To get a sense of Cassandra Danz’s sense of humor, one need look no farther than her comments to a judge at a public hearing on the St. Lawrence Cement proposal:
“I am a garden writer and sometimes a lecturer. I was led to believe that we could come here tonight and talk about how this plant would impact our lives. Well, it's impacted my life tremendously. I have always had a dream about Hudson because when I came here all the stores were closed and everything was shut up, but now it's all coming back to life. And my dream for Hudson was to start a school of horticulture here in town in my retirement. And I always thought that was possible because we had a clean environment but now it seems that that dream may come to an end.
“So what I'd like to do is also I want to tell you also that my garden gets a clear view of that 40 story smokestack giving me the finger out my kitchen window every morning. And I'm exactly downwind of that smokestack, so that on a still day—I'm less than a mile away—on a still day that is going to come down right on my head and on my garden. And in fact my garden was so affected by the previous cement plant many years ago that I cannot grow plants that like acid soil like pine trees and plants like that, because my soil is so basic from having lime rained on it all those years. And that was from a small cement plant.
“Now look, it seems to me that Hudson can go two ways: Either we will go the way of international corporation coming in and treating us like—I mean, what are we Bulgaria back in 1934 that people come in and burn coal? That to me is absolutely outrageous. So what I'm saying is either we can go that way, or we can go the way we have been going, which is to grow as naturally and grow into a beautiful, healthy community that we have begun to do. Thank you very much.”
Also known as Mrs. Greenthumbs, Cassandra was a comedienne who performed with the likes of Bill Murray as a Second City cast member, then wen ton on to become a bestselling garden writer. She adopted Hudson as her hometown in the mid-1980s, long before it was a blip on the New York Times’ radar. (In fact, according to the Times, her Mrs. Greenthumbs character was created for a performance at the Ancram Opera House.)
Gelman, who recruited Cassandra for the Regis & Kathie Lee show, had this to say about her when she was profiled in People Magazine: “The audience loves her. She's always game for a sight gag, and she's always there with a fast comeback.”
Though she appeared regularly on national TV, she was approachable and generous with her time locally, hosting many free lectures on gardening, and opening to the public the lush yard surrounding her Carpenter Gothic cottage on Union Street, which she had bought with her husband Walter Brett.
Her hilariously useful advice was peppered with wry jabs at the corny and silly things people do to ruin their yards and gardens, and laden with innuendo—often about her lust for her “handsome” husband:
“My husband chopped the bamboo down using a machete he bought from Soldier of Fortune magazine. I remember the sweat glistening on his torso. I felt like Ava Gardner in Mogambo. In a tropical frame of mind, I put on my muumuu and quickly mixed some Mai Tai cocktails. We sat on the porch, looking at the bamboo stumps, waiting for the elephants to stampede.”

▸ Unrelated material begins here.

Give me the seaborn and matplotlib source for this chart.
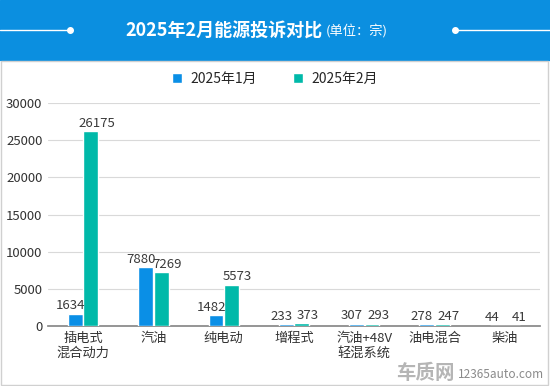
import pandas as pd
import seaborn as sns
import matplotlib.pyplot as plt
from matplotlib.patches import Rectangle
from matplotlib.lines import Line2D

categories = ['插电式\n混合动力', '汽油', '纯电动', '增程式', '汽油+48V\n轻混系统', '油电混合', '柴油']
jan = [1634, 7880, 1482, 233, 307, 278, 44]
feb = [26175, 7269, 5573, 373, 293, 247, 41]
series = ['2025年1月', '2025年2月']
yticks = [0, 5000, 10000, 15000, 20000, 25000, 30000]

df = pd.DataFrame({
    'cat': categories * 2,
    'month': [series[0]] * len(jan) + [series[1]] * len(feb),
    'val': jan + feb,
})

sns.set_theme(style='white')
plt.rcParams['font.family'] = ['Noto Sans CJK SC', 'DejaVu Sans']

fig = plt.figure(figsize=(5.5, 3.86), dpi=100)

# header band
fig.patches.append(Rectangle((0, 1 - 60 / 386), 1, 60 / 386, transform=fig.transFigure,
                             color='#0b8fe0', zorder=0))
# frame around the chart body
fig.patches.append(Rectangle((1 / 550, 1 / 386), 547 / 550, 1 - 62 / 386, transform=fig.transFigure,
                             fill=False, edgecolor='#d0d0d0', lw=1, zorder=0))
for xs, dot in [((0, 70 / 550), 70 / 550), ((455 / 550, 1), 455 / 550)]:
    y = 1 - 30 / 386
    fig.lines.append(Line2D(xs, [y, y], transform=fig.transFigure, color='white', lw=1))
    fig.lines.append(Line2D([dot], [y], transform=fig.transFigure, color='white',
                            marker='o', markersize=4))
fig.text(323 / 550, 1 - 31 / 386, '2025年2月能源投诉对比', color='white', fontsize=13,
         fontweight='bold', ha='right', va='center')
fig.text(326 / 550, 1 - 31 / 386, '(单位：宗)', color='white', fontsize=9.5,
         ha='left', va='center')

ax = fig.add_axes([48 / 550, 1 - 326 / 386, 492 / 550, 223 / 386])
sns.barplot(data=df, x='cat', y='val', hue='month', palette=['#0a8fe6', '#00b9a9'],
            saturation=1, width=0.44, gap=0.04, ax=ax, zorder=3)
ax.set_ylim(0, 30000)
ax.set_yticks(yticks)
ax.set_xlim(-0.5, len(categories) - 0.5)
ax.grid(axis='y', color='#d9d9d9', lw=0.8, zorder=0)
ax.set_xlabel('')
ax.set_ylabel('')
for s in ['top', 'right', 'left']:
    ax.spines[s].set_visible(False)
ax.spines['bottom'].set_color('#888888')
ax.tick_params(axis='both', labelsize=9.5, colors='#333333', length=0, pad=4)
ax.tick_params(axis='x', pad=4)

# value labels, nudged apart a little like the original
for c, dx in zip(ax.containers, [-3.5, 4.5]):
    for t in ax.bar_label(c, fontsize=9.5, color='#3a3a3a', padding=1):
        t.xyann = (dx, 1)

ax.legend(loc='center', bbox_to_anchor=(275 / 550, 1 - 79 / 386),
          bbox_transform=fig.transFigure, ncol=2, frameon=False,
          fontsize=10, handlelength=0.75, handleheight=0.75, columnspacing=2.6,
          handletextpad=0.6)

fig.text(455 / 550, 1 - 373 / 386, '车质网', color='#b5b5b5', fontsize=14,
         fontweight='bold', style='italic', ha='right', va='center')
fig.text(458 / 550, 1 - 374 / 386, '12365auto.com', color='#8a8a8a', fontsize=8.5,
         ha='left', va='center')

fig.savefig('out.png', dpi=100)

The blogger and fan who found that excerpt said this of the Mrs. Greenthumbs persona:
“I love her because she was fearless and funny and culturally clued-in, and a gust of enthusiasm comes off every word she ever put to paper... When I learned that Mrs. Greenthumbs died of cancer in 2002, I took it peculiarly hard, as if she were a good friend I hadn't yet met. ”
Cassandra died far too young. After her death, some well-meaning residents took up a collection to honor Cassandra’s memory with a local horticultural project, which received many contributions.
Some contributors, however, were mortified when the committee handling the funds used them to buy corny whiskey-barrel style planters. These were filled mostly with run-of-the-mill ornamental cabbages, marigolds and the like, then positioned on corners and in front of businesses all up and down Warren Street—giving Hudson’s main drag a canned, Ye Olde feel. As I griped at the time, this was just the kind of thing which Cassandra would have gently but firmly mocked in her Mrs. Greenthumbs character. Fortunately, most of these planters have by now been removed or fallen into disuse.
Few who met Cassandra failed to get a dose of her wit and candor. She was not one to hold back an opinion, but was able to couch a barb in terms which left the targets wiser but not wounded. Her books are still widely available, and her strong Brooklyn accent comes through even on the printed page, and is still heard by readers.